Suicide rates have been rising consistently across the country, but the Centers for Disease Control says North Carolina's rate of increase is slower than other states.
North Carolina's rate rose by 13 percent between 1999 and 2016, while the national average was 25 percent.
The CDC did not explain why the rate is rising. However, Duke University psychologist David Goldston said recent conversations about suicide have been helpful, despite the troubling trend.
“It is bringing into schools and other settings, I think, greater awareness, particularly the need for reducing stigma and increasing awareness of resources for individuals who are feeling suicidal,” Goldston said. “These trainings, in a nutshell, help people to better recognize when someone might be in distress, to ask the student about that, and to see if they can help them to get to the appropriate treatment that they might need.”

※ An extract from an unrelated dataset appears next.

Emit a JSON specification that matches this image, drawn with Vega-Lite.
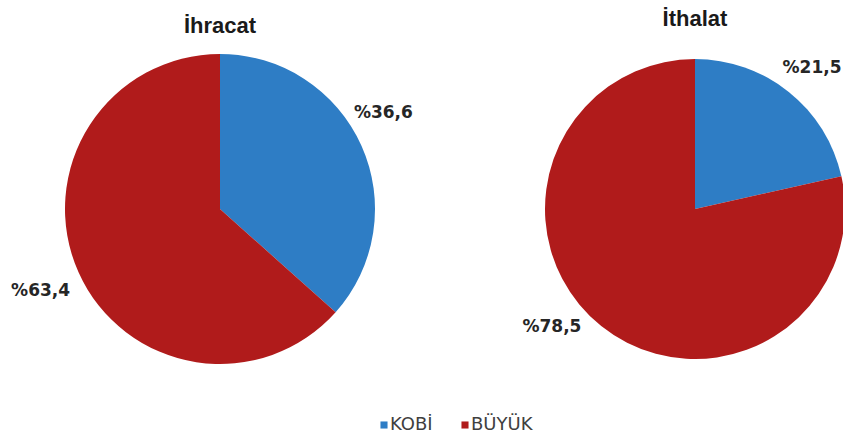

Goldston, who works with Duke’s Center for the Study of Suicide Prevention and Intervention, said the difference between the state and national rates could be explained several different ways because there is a myriad of risk factors.
“One of the mischaracterizations that happens when individuals are talking about suicidal folks is that they talk about people that are suicidal like they're one person, and there is no one story,” he said.
State lawmakers say they plan to keep funding North Carolina's suicide hotline. The National Suicide Prevention Lifeline is 1-800-273-8255.